Endpoints are the URLs where clients can access resources in a REST API. Each endpoint corresponds to a specific resource or collection of resources. Good API design involves clear, logical, and consistent endpoint naming.

For example:

• /users – Collection of users
• /users/123 – A specific user with ID 123
• /products/45/reviews – Reviews of product 45

Well-structured endpoints improve readability and usability for developers integrating with the API.

---

REST vs. SOAP

To understand the popularity of REST, it is useful to compare it with SOAP. SOAP is a protocol with strict messaging standards and XML-based communication. While powerful, SOAP is often considered heavyweight and complex.

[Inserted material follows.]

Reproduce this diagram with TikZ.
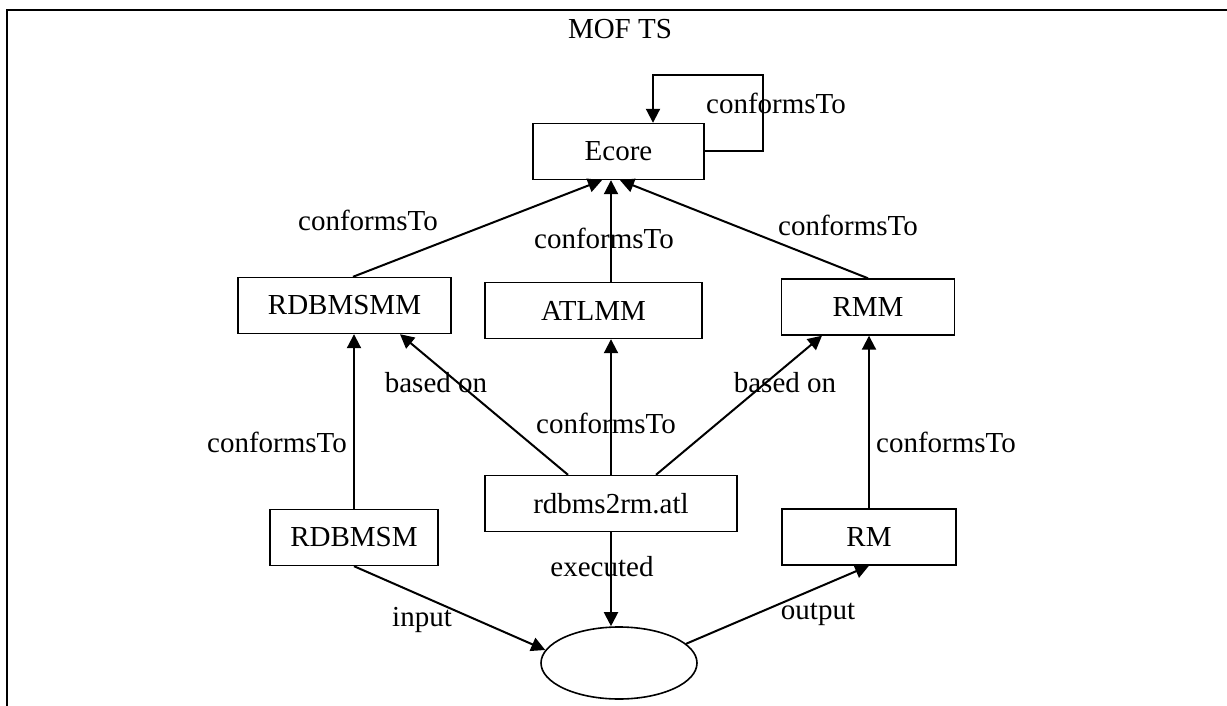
\documentclass[tikz,border=0pt]{standalone}
\usepackage{fontspec}
\setmainfont{Liberation Serif}
\usetikzlibrary{arrows.meta,shapes.geometric}

\begin{document}
\begin{tikzpicture}[x=0.5pt,y=-0.5pt,
        font=\fontsize{14.5}{17}\selectfont,
        box/.style={draw, line width=0.7pt, minimum height=28pt, inner sep=0pt},
        arr/.style={-{Triangle[length=7pt,width=7pt]}, line width=1pt},
        lbl/.style={inner sep=0pt}]
        \useasboundingbox (0,0) rectangle (1227,706);

        % Frame
        \draw[line width=1pt] (7,706) -- (7,10) -- (1227,10);
        \node[lbl] (title) at (620,29) {MOF TS};

        % Models
        \node[box, minimum width=85.5pt] (ecore) at (618.5,151.5) {Ecore};
        \node[box, minimum width=106.5pt] (rdbmsmm) at (344.5,305.5) {RDBMSMM};
        \node[box, minimum width=108.5pt] (atlmm) at (593.5,310.5) {ATLMM};
        \node[box, minimum width=86.5pt] (rmm) at (868,307) {RMM};
        \node[box, minimum width=126pt] (rdbms2rm) at (611,503.5) {rdbms2rm.atl};
        \node[box, minimum width=84pt] (rdbmsm) at (354,537.5) {RDBMSM};
        \node[box, minimum width=87pt] (rm) at (869,537) {RM};
        \node[draw, ellipse, line width=0.8pt, minimum width=78pt, minimum height=36pt,
            inner sep=0pt] (proc) at (619,663) {};

        % Ecore conforms to itself
        \draw[arr] (ecore.east) -- ++(58,0) -- ++(0,-76.5) -| ([xshift=17.25pt]ecore.north);
        \node[lbl] (selfLbl) at (776,103) {conformsTo};

        % Metamodels -> Ecore
        \draw[arr] ([xshift=4.25pt]rdbmsmm.north) -- ([xshift=-8.25pt]ecore.south);
        \draw[arr] (rdbms2rm.north |- atlmm.north) -- (rdbms2rm.north |- ecore.south);
        \draw[arr] (rmm.north) -- ([xshift=0.75pt]ecore.south);
        \node[lbl] (confA) at (368,220) {conformsTo};
        \node[lbl] (confB) at (604,238) {conformsTo};
        \node[lbl] (confC) at (848,225) {conformsTo};

        % Transformation
        \draw[arr] ([xshift=-21.5pt]rdbms2rm.north) -- ([xshift=27.75pt]rdbmsmm.south);
        \draw[arr] (rdbms2rm.north) -- (rdbms2rm.north |- atlmm.south);
        \draw[arr] ([xshift=22.5pt]rdbms2rm.north) -- ([xshift=-23pt]rmm.south);
        \node[lbl] (basedL) at (436,383) {based on};
        \node[lbl] (basedR) at (785,383) {based on};
        \node[lbl] (confD) at (606,423) {conformsTo};

        % Models -> metamodels
        \draw[arr] (rdbmsm.north) -- (rdbmsm.north |- rdbmsmm.south);
        \draw[arr] (rm.north) -- (rm.north |- rmm.south);
        \node[lbl] (confE) at (277,442) {conformsTo};
        \node[lbl] (confF) at (946,442) {conformsTo};

        % Execution
        \draw[arr] (rdbms2rm.south) -- (rdbms2rm.south |- proc.north);
        \draw[arr] (rdbmsm.south) -- (proc.170);
        \draw[arr] (proc.16) -- (rm.south);
        \node[lbl] (execLbl) at (602,567) {executed};
        \node[lbl] (inLbl) at (422,620) {input};
        \node[lbl] (outLbl) at (818,614) {output};
\end{tikzpicture}
\end{document}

REST, by contrast, is lightweight, easy to implement, and flexible. It leverages existing HTTP standards and does not require additional protocols. This simplicity has made REST the dominant choice for modern web APIs.

---

Advantages of REST APIs

REST APIs have several benefits that explain their widespread adoption:

1. Simplicity – Easy to understand and use.
2. Scalability – Statelessness and caching improve scalability.
3. Flexibility – Can return data in multiple formats.
4. Performance – Lightweight and optimized for web communication.
5. Broad adoption – Supported across all platforms, frameworks, and programming languages.

---

Challenges of REST APIs

Despite their strengths, REST APIs also come with challenges:

1. Over-fetching – Clients may receive more data than needed.
2. Under-fetching – Clients may need to make multiple requests to gather required data.
3. Versioning – Maintaining backward compatibility across versions can be tricky.
4. Lack of strict standards – Flexibility can sometimes lead to inconsistent API designs.

---

REST API in Modern Applications

Today, REST APIs power countless applications and services. They are used in mobile apps, cloud platforms, e-commerce websites, IoT devices, and even machine learning pipelines. Popular services like Twitter, GitHub, and Google Maps expose REST APIs to allow third-party developers to build integrations and applications.

---

REST vs. GraphQL

In recent years, GraphQL has emerged as an alternative to REST. Unlike REST, which requires multiple endpoints, GraphQL allows clients to query exactly the data they need in a single request. While REST remains dominant, many modern applications combine REST and GraphQL based on their needs.

---

Best Practices for Designing REST APIs

To build efficient and reliable REST APIs, developers often follow best practices such as:

• Use clear and consistent endpoint naming.
• Stick to standard HTTP methods.
• Return meaningful status codes.
• Implement authentication and authorization (e.g., OAuth, JWT).
• Use pagination for large datasets.
• Provide versioning to support backward compatibility.
• Ensure proper documentation for developers.

---

Real-World Example of REST API

Consider an online bookstore application. The REST API may expose the following endpoints:

• GET /books – Retrieve a list of books.
• POST /books – Add a new book.
• GET /books/101 – Retrieve details of book 101.
• PUT /books/101 – Update book 101.
• DELETE /books/101 – Remove book 101.

This structure makes it easy for clients like mobile apps, websites, or third-party services to interact with the bookstore system.

---

The Future of REST APIs

REST APIs continue to evolve as technology advances. With the rise of microservices, REST plays a central role in enabling communication between distributed services. REST also integrates with cloud computing, serverless architectures, and containerized deployments. While alternatives like GraphQL and gRPC offer new capabilities, REST remains the backbone of the modern web.